Simple algebra/limits question

Question

The following expression

$$\lim_{n\to\infty} \sum_{i=1}^{n} \frac{4}{n}\cdot \frac{4+4i}{n}$$

can (according to the book I'm reading, and I'm sure it's correct) be simplified to

$$\lim_{n\to\infty} \sum_{i=1}^{n}\frac{16(n+i)}{n^2}.$$

Where is the numerator $n$ coming from?

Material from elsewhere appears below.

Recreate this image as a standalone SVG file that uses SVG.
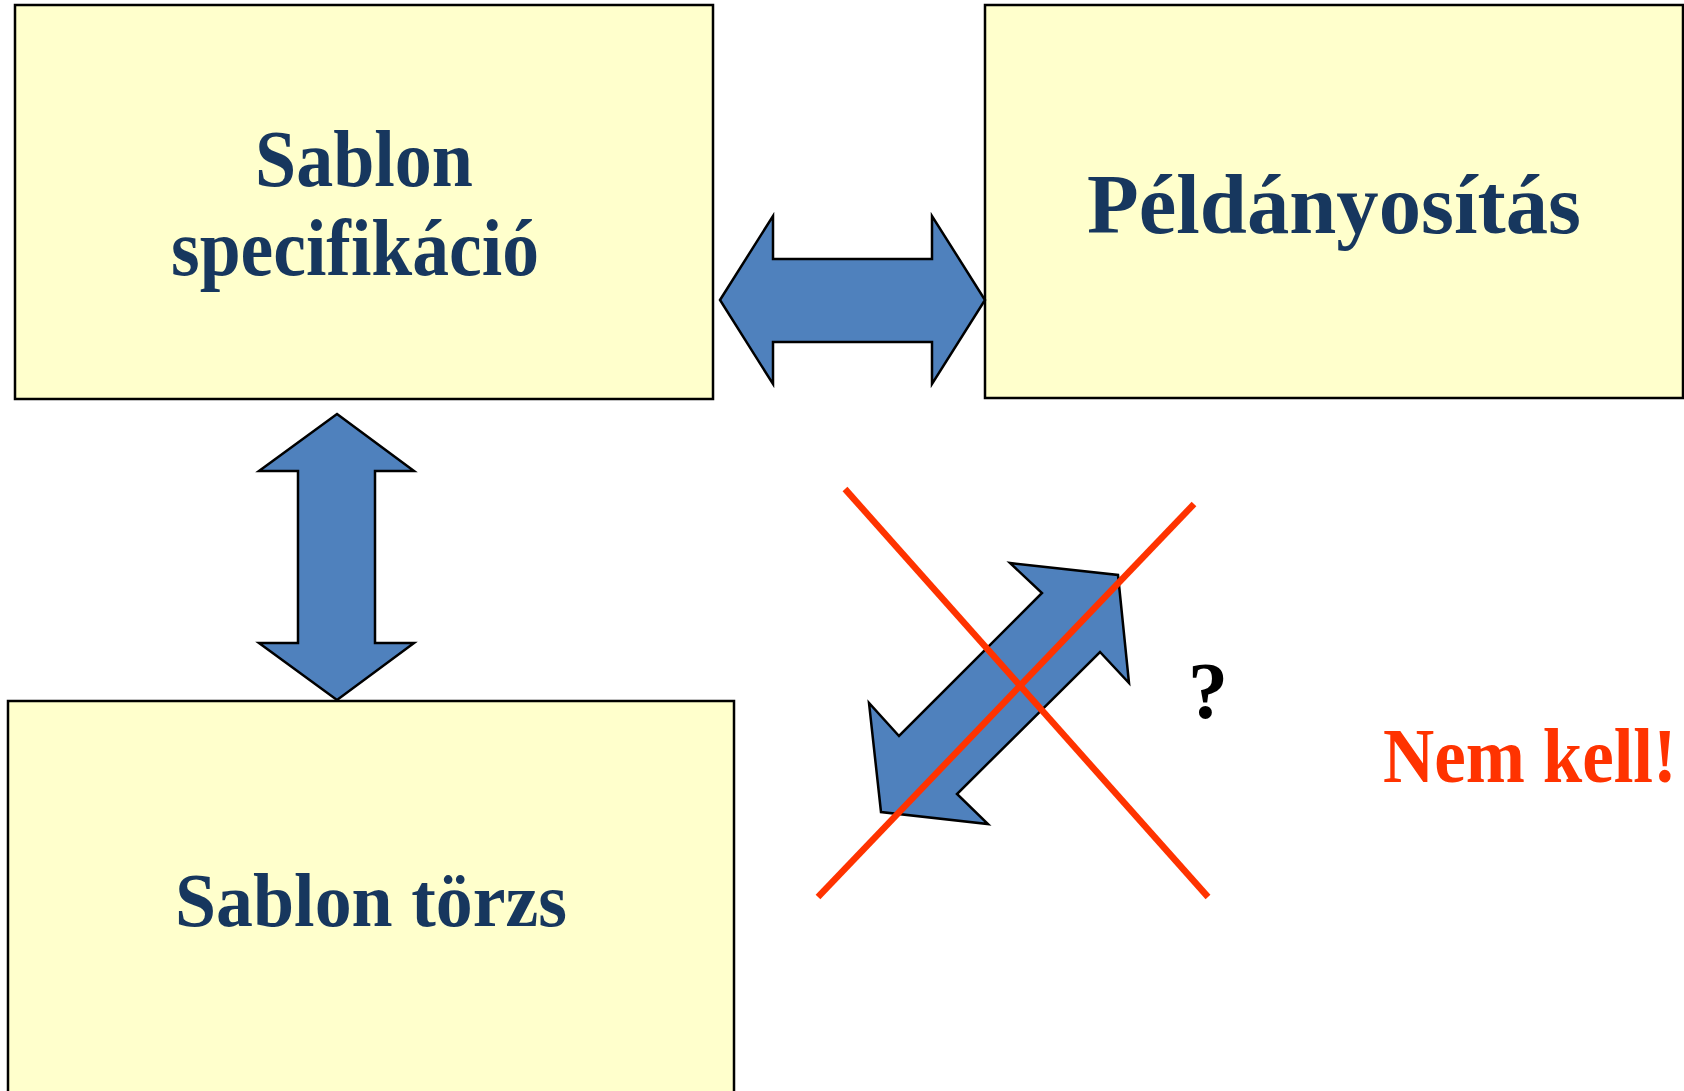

Looking at it it seems like it should simplify to

$$\lim_{n\to\infty} \sum_{i=1}^{n}\frac{16(1+i)}{n^2}$$

What painfully obvious fact am I ignoring?

UPDATE

In hindsight (and with the answers here) I believe it is a typo, but should in fact read

$$\lim_{n\to\infty} \sum_{i=1}^{n} \frac{4}{n}\cdot \Big( 4+ \frac{4i}{n} \Big)$$

Which does simplify to $$\lim_{n\to\infty} \sum_{i=1}^{n}\frac{16(n+i)}{n^2}.$$

Answer 1

You are correct, but you haven't done enough algebra to show the book is incorrect: $$\begin{align}\lim_{n\to\infty}\frac{16}{n^2}\sum_{i=1}^n(1+i)&=\lim_{n\to\infty}\frac{16}{n^2}\left[\sum_{i=1}^n1+\sum_{i=1}^ni\right]\\ &=\lim_{n\to\infty}\frac{16}{n^2}\left(n+\frac{n(n+1)}{2}\right)\\ &=\lim_{n\to\infty}\left(\frac{16}{n}+8\frac{n^2+n}{n^2}\right)\\ &=8. \end{align}$$Now, by the book, the limit would have to be at least $16$ since $$\lim_{n\to\infty}\sum_{i=1}^n\frac{16n}{n^2}=16$$ and we didn't take into account the positive $i$ terms that are added.

Answer 2

Hint: use the identities

$$\sum_{i=1}^{n}a =an,\quad \sum_{i=1}^{n}i =\frac{n(n+1)}{2}. $$